> **DIRECTIONS FOR THIS TASK**:
Restate the whole of the material. Keep every word, and drop the pictures.

-- begin SOURCE EXCERPT --

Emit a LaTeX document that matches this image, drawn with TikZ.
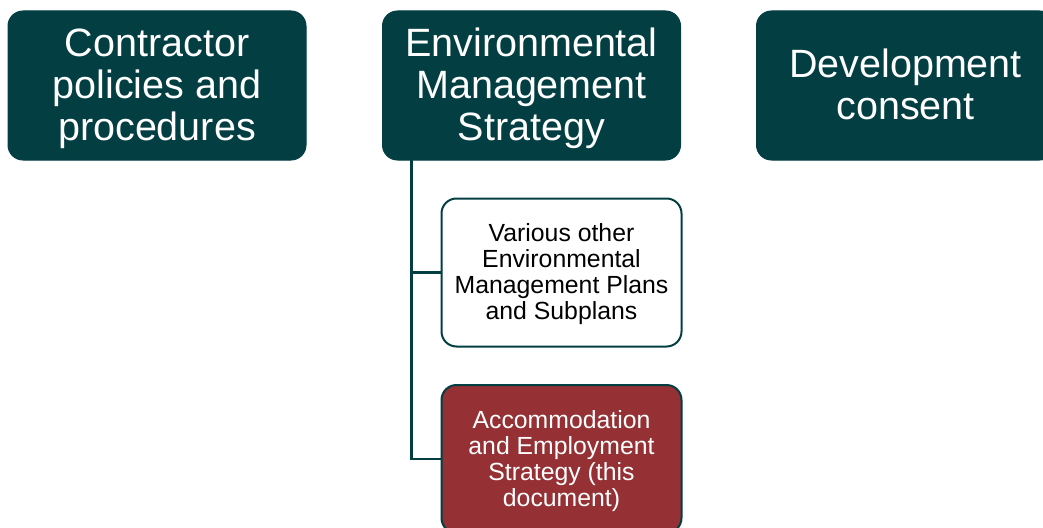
\documentclass[tikz,border=0pt]{standalone}
\usepackage{fontspec}
\setmainfont{Liberation Sans}
\definecolor{teal}{RGB}{2,62,66}
\definecolor{brick}{RGB}{149,48,52}
\begin{document}
\begin{tikzpicture}[x=1pt,y=-1pt,
  bigbox/.style={rectangle,rounded corners=15pt,fill=teal,draw=teal,line width=1pt,
    text=white,align=center,inner sep=0pt,minimum width=298pt,minimum height=149pt,
    font=\fontsize{39.5}{42}\selectfont},
  plainbox/.style={rectangle,rounded corners=15pt,fill=white,draw=teal,line width=2pt,
    text=black,align=center,inner sep=0pt,minimum width=240pt,minimum height=148pt,
    text height=100pt,font=\fontsize{24.8}{26}\selectfont},
  redbox/.style={plainbox,fill=brick,text=white},
  link/.style={draw=teal,line width=2.5pt}]
\useasboundingbox (0,0) rectangle (1043,527);
\clip (0,0) rectangle (1043,527);
\node[bigbox,text height=118pt] (contractor) at (157,85.5) {Contractor\\policies and\\procedures};
\node[bigbox,text height=118pt] (ems) at (531.5,85.5) {Environmental\\Management\\Strategy};
\node[bigbox,text height=68.5pt] (consent) at (905.5,85.5) {Development\\consent};
\node[plainbox] (plans) at (561.5,272.5) {Various other\\Environmental\\Management Plans\\and Subplans};
\node[redbox,text height=101pt] (aes) at (561.5,459) {Accommodation\\and Employment\\Strategy (this\\document)};
\coordinate (trunk) at (411.7,160);
\draw[link] (trunk) |- (plans.west);
\draw[link] (trunk) |- (aes.west);
\end{tikzpicture}
\end{document}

-- end SOURCE EXCERPT --

> **ANSWER IN FULL**:
Emit a LaTeX document that matches this image, drawn with TikZ.
\documentclass[tikz,border=0pt]{standalone}
\usepackage{fontspec}
\setmainfont{Liberation Sans}
\definecolor{teal}{RGB}{2,62,66}
\definecolor{brick}{RGB}{149,48,52}
\begin{document}
\begin{tikzpicture}[x=1pt,y=-1pt,
  bigbox/.style={rectangle,rounded corners=15pt,fill=teal,draw=teal,line width=1pt,
    text=white,align=center,inner sep=0pt,minimum width=298pt,minimum height=149pt,
    font=\fontsize{39.5}{42}\selectfont},
  plainbox/.style={rectangle,rounded corners=15pt,fill=white,draw=teal,line width=2pt,
    text=black,align=center,inner sep=0pt,minimum width=240pt,minimum height=148pt,
    text height=100pt,font=\fontsize{24.8}{26}\selectfont},
  redbox/.style={plainbox,fill=brick,text=white},
  link/.style={draw=teal,line width=2.5pt}]
\useasboundingbox (0,0) rectangle (1043,527);
\clip (0,0) rectangle (1043,527);
\node[bigbox,text height=118pt] (contractor) at (157,85.5) {Contractor\\policies and\\procedures};
\node[bigbox,text height=118pt] (ems) at (531.5,85.5) {Environmental\\Management\\Strategy};
\node[bigbox,text height=68.5pt] (consent) at (905.5,85.5) {Development\\consent};
\node[plainbox] (plans) at (561.5,272.5) {Various other\\Environmental\\Management Plans\\and Subplans};
\node[redbox,text height=101pt] (aes) at (561.5,459) {Accommodation\\and Employment\\Strategy (this\\document)};
\coordinate (trunk) at (411.7,160);
\draw[link] (trunk) |- (plans.west);
\draw[link] (trunk) |- (aes.west);
\end{tikzpicture}
\end{document}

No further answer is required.